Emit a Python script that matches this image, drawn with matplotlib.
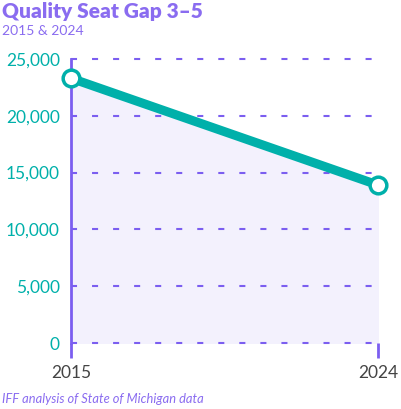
import matplotlib.pyplot as plt
import numpy as np

years = [2015, 2024]
gap = [23300, 13900]
yticks = [0, 5000, 10000, 15000, 20000, 25000]

teal = '#00b0aa'
purple = '#7b5ef0'

fig = plt.figure(figsize=(4.01, 4.09), dpi=100)
ax = fig.add_axes([0.177, 0.161, 0.766, 0.695])

ax.fill_between(years, gap, 0, color='#f3f1fd', zorder=1)
for t in yticks:
    ax.axhline(t, color=purple, lw=1.5, ls=(0, (2.9, 7.2)), zorder=2, clip_on=False)
ax.plot(years, gap, color=teal, lw=6.5, solid_capstyle='butt', zorder=3, clip_on=False)
ax.plot(years, gap, 'o', ms=12, mfc='white', mec=teal, mew=2.5, zorder=4, clip_on=False)

ax.set_xlim(2015, 2024)
ax.set_ylim(0, 25000)
ax.set_xticks(years)
ax.set_xticklabels([str(y) for y in years], fontsize=12.5, color='#444444', family='Lato')
ax.set_yticks(yticks)
ax.set_yticklabels([f'{t:,}' for t in yticks], fontsize=12.5, color=teal, family='Lato')
ax.tick_params(axis='x', length=11, width=2, color=purple, direction='out', pad=5)
ax.tick_params(axis='y', length=0, pad=8)
for s in ['top', 'right', 'bottom']:
    ax.spines[s].set_visible(False)
ax.spines['left'].set_color(purple)
ax.spines['left'].set_linewidth(2)
ax.set_facecolor('none')

fig.text(0.005, 0.995, 'Quality Seat Gap 3\u20135', fontsize=15, fontweight='heavy',
         color='#8a6cf0', family='Lato', va='top')
fig.text(0.005, 0.94, '2015 & 2024', fontsize=10, color='#8a6cf0', family='Lato', va='top')
fig.text(0.005, 0.01, 'IFF analysis of State of Michigan data', fontsize=9.3,
         color='#8a6cf0', family='Lato', style='italic', va='bottom')

fig.savefig('out.png', dpi=100)
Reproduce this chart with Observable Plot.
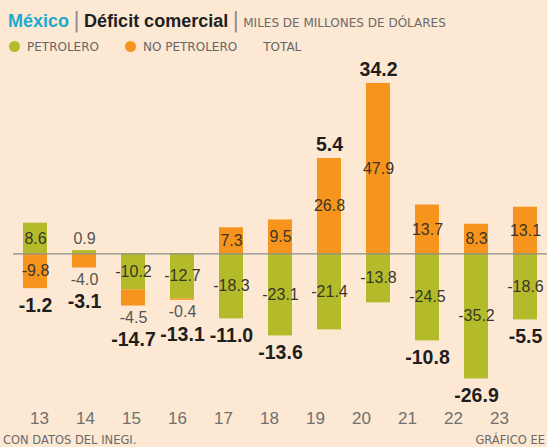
<!DOCTYPE html>
<html><head><meta charset="utf-8">
<script src="https://cdn.jsdelivr.net/npm/d3@7"></script>
<script src="https://cdn.jsdelivr.net/npm/@observablehq/plot@0.6"></script>
<style>
html,body{margin:0;padding:0;}
body{background:#fce8d3;width:547px;height:447px;overflow:hidden;position:relative;font-family:"DejaVu Sans",sans-serif;}
#title{position:absolute;left:8px;top:8px;white-space:nowrap;line-height:24px;}
#title .mx{font-family:"Liberation Sans",Arial,sans-serif;font-weight:bold;font-size:18px;color:#1ea9cf;}
#title .dc{font-family:"Liberation Sans",Arial,sans-serif;font-weight:bold;font-size:18px;color:#1e1e1e;}
#title .sep{font-size:21px;color:#8a8a8a;margin:0 4px;font-weight:normal;}
#title .un{font-size:12px;color:#6a6a6a;}
#legend{position:absolute;left:9px;top:39px;white-space:nowrap;font-size:12px;color:#666;line-height:16px;}
#legend .dot{display:inline-block;width:11px;height:11px;border-radius:50%;vertical-align:-1px;margin-right:7px;}
#legend .item{margin-right:26px;}
#chart{position:absolute;left:0;top:58px;}
#axis{position:absolute;left:0;top:406px;}
#src{position:absolute;left:3px;top:433px;font-size:11.5px;color:#6a6a6a;}
#credit{position:absolute;right:2px;top:433px;font-size:11.5px;color:#6a6a6a;white-space:nowrap;}
</style></head>
<body>
<div id="title"><span class="mx">México</span><span class="sep">|</span><span class="dc">Déficit comercial</span><span class="sep">|</span><span class="un">MILES DE MILLONES DE DÓLARES</span></div>
<div id="legend"><span class="item"><span class="dot" style="background:#b3bb2b"></span>PETROLERO</span><span class="item"><span class="dot" style="background:#f7941e"></span>NO PETROLERO</span><span>TOTAL</span></div>
<div id="chart"></div>
<div id="axis"></div>
<div id="src">CON DATOS DEL INEGI.</div>
<div id="credit">GRÁFICO EE</div>
<script>
const years = ["13","14","15","16","17","18","19","20","21","22","23"];
const petrolero = [8.6, 0.9, -10.2, -12.7, -18.3, -23.1, -21.4, -13.8, -24.5, -35.2, -18.6];
const noPetrolero = [-9.8, -4.0, -4.5, -0.4, 7.3, 9.5, 26.8, 47.9, 13.7, 8.3, 13.1];
const total = [-1.2, -3.1, -14.7, -13.1, -11.0, -13.6, 5.4, 34.2, -10.8, -26.9, -5.5];
const seriesNames = ["PETROLERO", "NO PETROLERO"];
const colors = ["#b3bb2b", "#f7941e"];

const segments = [];
const totals = [];
years.forEach((year, i) => {
  let pos = 0, neg = 0, bottomOutside = false;
  [petrolero[i], noPetrolero[i]].forEach((v, s) => {
    let y1, y2;
    if (v >= 0) { y1 = pos; y2 = pos + v; pos = y2; }
    else { y1 = neg; y2 = neg + v; neg = y2; }
    const outside = Math.abs(v) < 5;
    if (outside && v < 0) bottomOutside = true;
    segments.push({year, series: seriesNames[s], value: v, y1, y2, mid: (y1 + y2) / 2, outside});
  });
  totals.push({year, value: total[i], top: pos, bottom: neg, bottomOutside});
});
const fmt = d => d.value.toFixed(1);
const font = "'Liberation Sans',Arial,sans-serif";

const chart = Plot.plot({
  width: 547, height: 360,
  marginTop: 17.5, marginBottom: 22.5, marginLeft: 13, marginRight: 0,
  style: {background: "transparent", fontFamily: font},
  x: {type: "band", domain: years, paddingInner: 0.52, paddingOuter: 0.18, axis: null},
  y: {domain: [-40, 50], axis: null},
  color: {domain: seriesNames, range: colors},
  marks: [
    Plot.rectY(segments, {x: "year", y1: "y1", y2: "y2", fill: "series"}),
    Plot.ruleY([0], {stroke: "#8d8d86", strokeWidth: 1.2}),
    Plot.text(segments.filter(d => !d.outside), {x: "year", y: "mid", text: fmt, fill: "#3a3626", fontSize: 16, ariaLabel: "cond-small"}),
    Plot.text(segments.filter(d => d.outside && d.value >= 0), {x: "year", y: "y2", text: fmt, dy: -12, fill: "#555", fontSize: 16, ariaLabel: "cond-small"}),
    Plot.text(segments.filter(d => d.outside && d.value < 0), {x: "year", y: "y2", text: fmt, dy: 12, fill: "#555", fontSize: 16, ariaLabel: "cond-small"}),
    Plot.text(totals.filter(d => d.value > 0), {x: "year", y: "top", text: fmt, dy: -14, fill: "#1e1e1e", fontSize: 19.5, fontWeight: "bold", ariaLabel: "cond-big"}),
    Plot.text(totals.filter(d => d.value < 0 && !d.bottomOutside), {x: "year", y: "bottom", text: fmt, dy: 17, fill: "#1e1e1e", fontSize: 19.5, fontWeight: "bold", ariaLabel: "cond-big"}),
    Plot.text(totals.filter(d => d.value < 0 && d.bottomOutside), {x: "year", y: "bottom", text: fmt, dy: 34, fill: "#1e1e1e", fontSize: 19.5, fontWeight: "bold", ariaLabel: "cond-big"})
  ]
});
document.getElementById("chart").appendChild(chart);

// condensed look: squeeze the glyphs horizontally around each label's centre
function condense(svg, label, s) {
  svg.querySelectorAll(`g[aria-label="${label}"] text`).forEach(t => {
    const b = t.getBBox();
    const cx = b.x + b.width / 2;
    const prev = t.getAttribute("transform") || "";
    t.setAttribute("transform", `${prev} translate(${cx},0) scale(${s},1) translate(${-cx},0)`);
  });
}
condense(chart, "cond-small", 0.78);
condense(chart, "cond-big", 0.86);

const axis = Plot.plot({
  width: 547, height: 24, margin: 0,
  style: {background: "transparent", fontFamily: font},
  x: {type: "point", domain: years, range: [35, 502], padding: 0, axis: null},
  marks: [
    Plot.text(years, {x: d => d, text: d => d, fill: "#707070", fontSize: 17})
  ]
});
document.getElementById("axis").appendChild(axis);
</script>
</body></html>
· · · ·
→ **Direction**:
From the opening line of the listing above through the line bearing "mew=2.5, zorder=4, clip_on=False)", repeat each line exactly. Drop every picture.

→ **Expected output**:
Emit a Python script that matches this image, drawn with matplotlib.
import matplotlib.pyplot as plt
import numpy as np

years = [2015, 2024]
gap = [23300, 13900]
yticks = [0, 5000, 10000, 15000, 20000, 25000]

teal = '#00b0aa'
purple = '#7b5ef0'

fig = plt.figure(figsize=(4.01, 4.09), dpi=100)
ax = fig.add_axes([0.177, 0.161, 0.766, 0.695])

ax.fill_between(years, gap, 0, color='#f3f1fd', zorder=1)
for t in yticks:
    ax.axhline(t, color=purple, lw=1.5, ls=(0, (2.9, 7.2)), zorder=2, clip_on=False)
ax.plot(years, gap, color=teal, lw=6.5, solid_capstyle='butt', zorder=3, clip_on=False)
ax.plot(years, gap, 'o', ms=12, mfc='white', mec=teal, mew=2.5, zorder=4, clip_on=False)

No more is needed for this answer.